** Start of ENTRIES **

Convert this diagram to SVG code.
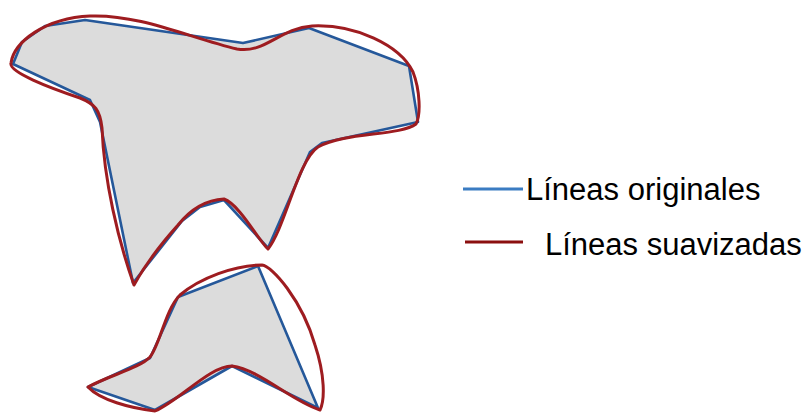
<svg xmlns="http://www.w3.org/2000/svg" width="812" height="413" viewBox="0 0 812 413">
<style>
.fill{fill:#dcdcdc;stroke:none}
.orig{fill:none;stroke:#25589a;stroke-width:2.6;stroke-linejoin:round}
.smooth{fill:none;stroke:#9e1c20;stroke-width:3;stroke-linejoin:round}
.lbl{font-family:"Liberation Sans",Arial,sans-serif;font-size:31px;fill:#000}
</style>
<rect width="812" height="413" fill="#ffffff"/>
<g id="shape-top">
<polygon class="fill" points="13,64 22,42 45,26 85,20 243,43 309,28 409,66 418,122 322,143 310,152 268,248 224,200 200,207 182,221 133,283 100,122 90,100"/>
<polygon class="orig" points="13,64 22,42 45,26 85,20 243,43 309,28 409,66 418,122 322,143 310,152 268,248 224,200 200,207 182,221 133,283 100,122 90,100"/>
<path class="smooth" d="M 11,63 C 14,42 45,18 90,16 C 140,14 190,38 237,49 C 265,54 280,28 312,26 C 355,24 400,45 413,72 C 420,90 421,115 416,124 C 400,136 345,132 318,147 C 298,160 285,228 268,249 C 258,240 240,205 224,199 C 205,200 190,210 178,225 C 160,245 145,265 134,285 C 118,240 104,180 102,128 C 100,110 95,104 80,98 C 50,88 8,72 11,63 Z"/>
</g>
<g id="shape-bottom">
<polygon class="fill" points="88,387 150,358 178,297 258,266 318,408 232,366 155,410"/>
<polygon class="orig" points="88,387 150,358 178,297 258,266 318,408 232,366 155,410"/>
<path class="smooth" d="M 88,387 C 110,375 140,368 150,357 C 160,345 165,310 180,295 C 200,278 235,265 262,265 C 272,266 302,300 315,345 C 325,375 325,400 320,410 C 290,400 260,370 232,366 C 210,366 180,400 155,411 C 130,408 100,400 88,387 Z"/>
</g>
<g id="legend">
<line x1="463" y1="189" x2="523" y2="189" stroke="#3b7cc2" stroke-width="3"/>
<text class="lbl" x="526" y="200">Líneas originales</text>
<line x1="465" y1="242" x2="523" y2="242" stroke="#8b0f0f" stroke-width="3"/>
<text class="lbl" x="545" y="255">Líneas suavizadas</text>
</g>
</svg>
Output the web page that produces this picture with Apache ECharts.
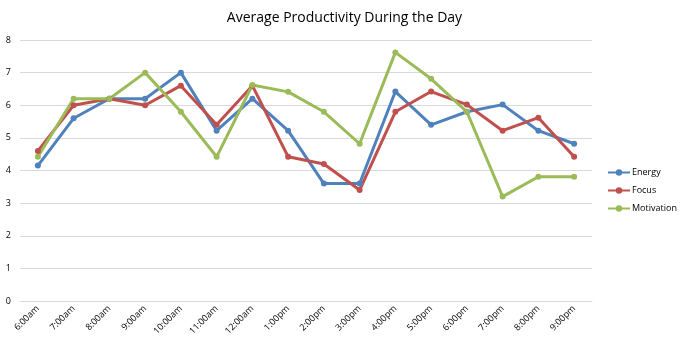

** End of ENTRIES **

WHAT IS NEEDED
Retype each line of the listing above word for word. Exclude the pictures.

WRITTEN SOLUTION
Convert this diagram to SVG code.
<svg xmlns="http://www.w3.org/2000/svg" width="812" height="413" viewBox="0 0 812 413">
<style>
.fill{fill:#dcdcdc;stroke:none}
.orig{fill:none;stroke:#25589a;stroke-width:2.6;stroke-linejoin:round}
.smooth{fill:none;stroke:#9e1c20;stroke-width:3;stroke-linejoin:round}
.lbl{font-family:"Liberation Sans",Arial,sans-serif;font-size:31px;fill:#000}
</style>
<rect width="812" height="413" fill="#ffffff"/>
<g id="shape-top">
<polygon class="fill" points="13,64 22,42 45,26 85,20 243,43 309,28 409,66 418,122 322,143 310,152 268,248 224,200 200,207 182,221 133,283 100,122 90,100"/>
<polygon class="orig" points="13,64 22,42 45,26 85,20 243,43 309,28 409,66 418,122 322,143 310,152 268,248 224,200 200,207 182,221 133,283 100,122 90,100"/>
<path class="smooth" d="M 11,63 C 14,42 45,18 90,16 C 140,14 190,38 237,49 C 265,54 280,28 312,26 C 355,24 400,45 413,72 C 420,90 421,115 416,124 C 400,136 345,132 318,147 C 298,160 285,228 268,249 C 258,240 240,205 224,199 C 205,200 190,210 178,225 C 160,245 145,265 134,285 C 118,240 104,180 102,128 C 100,110 95,104 80,98 C 50,88 8,72 11,63 Z"/>
</g>
<g id="shape-bottom">
<polygon class="fill" points="88,387 150,358 178,297 258,266 318,408 232,366 155,410"/>
<polygon class="orig" points="88,387 150,358 178,297 258,266 318,408 232,366 155,410"/>
<path class="smooth" d="M 88,387 C 110,375 140,368 150,357 C 160,345 165,310 180,295 C 200,278 235,265 262,265 C 272,266 302,300 315,345 C 325,375 325,400 320,410 C 290,400 260,370 232,366 C 210,366 180,400 155,411 C 130,408 100,400 88,387 Z"/>
</g>
<g id="legend">
<line x1="463" y1="189" x2="523" y2="189" stroke="#3b7cc2" stroke-width="3"/>
<text class="lbl" x="526" y="200">Líneas originales</text>
<line x1="465" y1="242" x2="523" y2="242" stroke="#8b0f0f" stroke-width="3"/>
<text class="lbl" x="545" y="255">Líneas suavizadas</text>
</g>
</svg>
Output the web page that produces this picture with Apache ECharts.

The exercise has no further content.